On January 12, 2017, Noblis, in partnership with the Pew Charitable Trusts, released a report on energy assurance on U.S. military bases. Cost-effective and reliable energy is crucial to the success of U.S. military missions, and the Department of Defense’s (DoD) fixed military installations account for 1 percent of the total electrical energy consumed by the United States, costing almost $4 billion. The military has long relied on the commercial grid, with standalone generators during peak use, but these sources are vulnerable to disruption due to aging infrastructure, severe weather, and both physical attacks and cyberattacks. Instead, the report proposes shifting to a strategy of large-scale microgrids. It conducts a cost comparison, addresses implementation issues, and analyzes the efficiency and security of microgrids, concluding that they would be superior to the military’s current system for supplying energy.

The Pew Charitable Trusts recently held a panel discussion, which supplements the report’s findings, focused on the intersection of national security, energy, and climate change. Three military secretaries examined past successes, and Dr. Jeff Marqusee, the Chief Scientist of Noblis and author of the report, discussed how the military could enhance its energy security going forward. The panelists argued that investment in renewable energy should continue to be a priority for the U.S. military because its goal is increasing mission assurance. The testimony was followed by a roundtable discussion and Q&A session.

Assistant Secretary of the Army Katherine Hammack discussed the Army’s Net Zero programs initiative, the goal of which is to maintain bases with net zero energy, water, and waste. This requires that bases produce as much as they consume, so consumption must also be reduced. The Net Zero programs strategy is based on enhancing readiness and resilience to weather emergencies or attacks. Addressing concerns that the Trump administration may reduce renewable energy initiatives in the federal government, Secretary Hammack stated that she does not believe the program will be scaled back, because it is objectively cost-effective, and it would be counterintuitive to require the Army to switch to a less cost-effective and less resilient system.

Assistant Secretary of the Navy Dennis McGinn argued that the military needs to focus on regional resiliency, because if the lights stay on in the region, they will stay on in the base. To accomplish grid stability, the Navy works closely with private-sector utility partners. If a private company wants to build an element of the energy grid or a “peaker plant” on a marine installation, the Navy allows the company to use the land and this, in turn, improves regional and base resiliency. Secretary McGinn stressed the strong business case for energy stability and efficiency, since energy security and resiliency is directly related to the success and safety of our troops.

Assistant Secretary of the Air Force Miranda Ballentine discussed three recent global trends that leave the U.S. energy supply uniquely vulnerable. First, the United States systematically and intentionally outsources power generation. Second, U.S. military missions have become more and more dependent on the steady flow of electrons, which are as essential as jet fuel to planes.

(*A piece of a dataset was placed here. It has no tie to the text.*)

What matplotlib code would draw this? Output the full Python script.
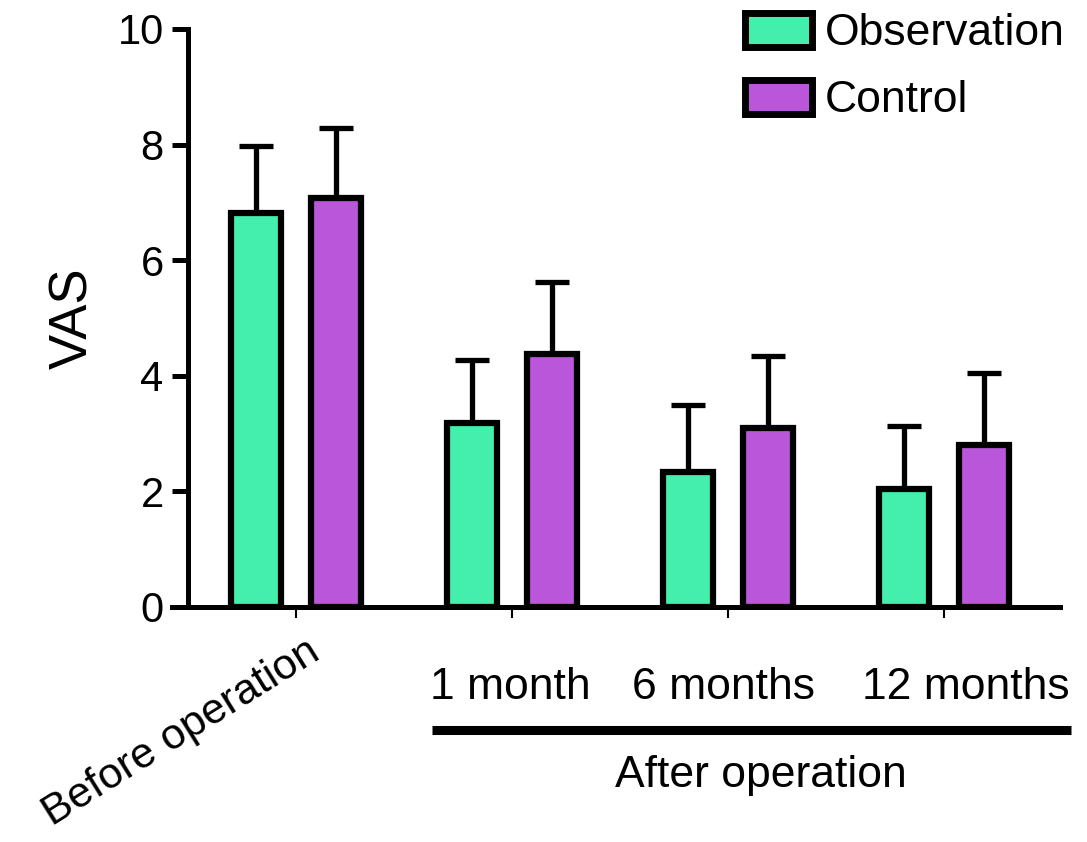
import numpy as np
import matplotlib
matplotlib.use("Agg")
import matplotlib.pyplot as plt
import matplotlib.transforms as mtransforms

plt.rcParams['font.family'] = ['Liberation Sans', 'DejaVu Sans']

# data
groups = ["Before operation", "1 month", "6 months", "12 months"]
obs_mean = [6.82, 3.18, 2.34, 2.05]
obs_sd = [1.16, 1.09, 1.15, 1.09]
ctrl_mean = [7.08, 4.38, 3.10, 2.80]
ctrl_sd = [1.20, 1.24, 1.25, 1.25]

green = '#44EFAD'
purple = '#B956DA'

x = np.arange(len(groups))
off = 0.185
w = 0.232

fig = plt.figure(figsize=(10.87, 8.42), dpi=100)
ax = fig.add_axes([172/1087, 1 - 607/842, (1060-172)/1087, (607-29)/842])

ax.bar(x - off, obs_mean, w, color=green, edgecolor='black', linewidth=4.5, zorder=3, label='Observation')
ax.bar(x + off, ctrl_mean, w, color=purple, edgecolor='black', linewidth=4.5, zorder=3, label='Control')
ax.errorbar(x - off, obs_mean, yerr=[np.zeros(4), obs_sd], fmt='none', ecolor='black',
            elinewidth=3.8, capsize=12, capthick=3.8, zorder=2)
ax.errorbar(x + off, ctrl_mean, yerr=[np.zeros(4), ctrl_sd], fmt='none', ecolor='black',
            elinewidth=3.8, capsize=12, capthick=3.8, zorder=2)

ax.set_xlim(-0.574, 3.537)
ax.set_ylim(0, 10)
ax.spines['top'].set_visible(False)
ax.spines['right'].set_visible(False)
ax.spines['left'].set_position(('data', -0.5))
for s in ('left', 'bottom'):
    ax.spines[s].set_linewidth(3.6)

ax.set_yticks([0, 2, 4, 6, 8, 10])
ax.tick_params(axis='y', length=11.5, width=3.6, labelsize=30, pad=6)
ax.set_xticks(x)
ax.set_xticklabels([])
ax.tick_params(axis='x', length=8, width=1.5, direction='out')
ax.set_ylabel('VAS', fontsize=38, labelpad=14)

trans = mtransforms.blended_transform_factory(ax.transData, ax.transAxes)
ax.text(0.12, -0.088, groups[0], transform=trans, fontsize=31, rotation=32,
        ha='right', va='baseline', rotation_mode='anchor')
label_x = [0.99, 1.977, 3.10]
for xi, name in zip(label_x, groups[1:]):
    ax.text(xi, -0.140, name, transform=trans, fontsize=32, ha='center', va='center')
ax.plot([0.63, 3.59], [-0.213, -0.213], transform=trans, color='black', lw=6.5,
        solid_capstyle='butt', clip_on=False)
ax.text(2.15, -0.291, 'After operation', transform=trans, fontsize=32, ha='center', va='center')

leg = ax.legend(loc='upper left', bbox_to_anchor=(745/1087, 1 - 13/842), bbox_transform=fig.transFigure,
                frameon=False, fontsize=32, handlelength=1.5, handleheight=0.79,
                handletextpad=0.3, labelspacing=0.58, borderpad=0, borderaxespad=0)
for p in leg.get_patches():
    p.set_linewidth(5)

fig.savefig('out.png', dpi=100)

Third, Mother Nature is no longer our only adversary; the United States has many adversaries around the world looking at our power grids for kinetic and cyberattacks.

These trends signal a need to change the military’s approach to energy security. Secretary Ballentine suggested that the military needs renewable energy that does not rely on a supply chain, because terrorists cannot cut off sun, wind, or geothermal energy if it is right underneath the base. There is also the need to improve next-generation storage technology, so bases can function without immediate sun and wind. She also pointed out that many nations are transitioning to host nation power grids, and away from diesel generators, because they believe host nation power grids are less expensive and more reliable.

Chief Scientist of Noblis Dr. Jeff Marqusee advocated for a shift from the current dependency on the commercial grid to microgrids. There has been an increase in grid outages due to weather events, physical attacks, and cyberattacks, but microgrids are a networked approach that provides an added layer of resiliency, increased business performance, and efficiency. Microgrids also provide a huge cost savings over the current system, because we do not account for all of the costs of our current paradigm, creating strong inertia. Dr. Marqusee believes that DoD should buy microgrid services from a third party, because that allows it to tap into third-party financing. His report finds that with a switch to microgrids, DoD’s buildings could become a quarter more efficient.

Finally, each panelist was asked to provide a piece of advice for the incoming Trump administration. Secretaries Hammack and McGinn urged the new administration to focus on the “why,” which is mission effectiveness and resiliency, and to examine the strong business case that underlies sustainable energy. Secretary Ballentine and Dr. Marqusee focused on the “people power” in the DoD, the extensive expertise of career employees, and the need to trust the employees, because all share a common goal of supporting the mission.